Design Council chief executive Sarah Weir says that while she appreciated the chancellor’s announcements on education, lifelong learning and research and development (R&D), “the speech, which focused on science, innovation and emerging technologies, did not mention design at all.
“This was disappointing, particularly as we know that design contributes over £71 billion to the UK economy, and that there is an ever-increasing skills gap. To deliver an agenda that creates long-term growth and boosts productivity we must also realise the importance of design.”
The skills gap, to which she refers is a gaping chasm. Art and design education has been neglected by the Government, which placed little value on arts education and funding in the previous Budgets while STEM (science, technology, engineering and maths) subjects received a significant boost.

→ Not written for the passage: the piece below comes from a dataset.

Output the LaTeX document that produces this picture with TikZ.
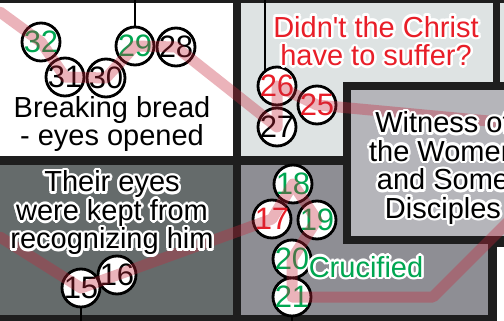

This agenda was again reinforced in the Government’s industrial strategy in January. Design Week has spoken to leading figures in the industry who say that there are huge economic and cultural benefits of investing equally in art and design, and STEM subjects.
Weir also tells us that the Design Council is about to publish research showing that there is a skills gap in design-based occupations already costing the UK economy £5.9bn each year.
How will design businesses be directly effected?
Hammond committed to spending £12.5bn on R&D projects by 2021-2022, but the Government had already said it would spend £12bn on R&D by 2020-2021. (So in real terms this is an increase of £500 million).
Still, companies will be rewarded through tax relief by investing in innovation. The threshold on this tax credit is rising from 11% to 12%.
Some design businesses raise money under venture capital schemes. The budget hints at legislative changes which will effect this practice.
Mike Hayes, partner at creative industries accountants Kingston Smith says, “Details of the changes are awaited. However, it is hoped that they won’t make these reliefs any more complex or deter investment in companies that need the cash to grow.”
The design industry places a significant reliance on the employment of freelancers. IR35 is tax legislation that is designed to combat tax avoidance by workers supplying their services to clients via an intermediary, such as a limited company, but who would be an employee if the intermediary was not used.
Some individuals provide their services through service companies in order to reduce the amount of National Insurance and income tax they have to pay.
There have already been major changes to IR35 in the public sector and it is likely that the private sector will follow suit. A consultation is planned for 2018.
Hayes says, “The hemorrhaging of tax through people providing their services as self-employed individuals or through service companies couldn’t last. Businesses in this sector may well need to be more particular about the tax status of someone they engage going forward.”
The chancellor had already announced that the way business rates are being measured is to change. Rates will rise with the lower Consumer Prices Index (CPI) measure of inflation, rather than the Retail Prices Index (RPI). Hammond has brought this forward, meaning it will kick in next year in April 2018 providing businesses with reduced business rates.
What else will happen?
- The VAT threshold for small businesses will remain at £85,000 for the next two years.
- £30 million has been set aside for developing digital skills distance learning courses.
- £500 million will be invested in tech across “a range of initiatives from artificial intelligence to 5g and full fibre broadband” according to Hammond.
- £540 million is being ploughed into the electric car network so that there will be more charging points across the UK.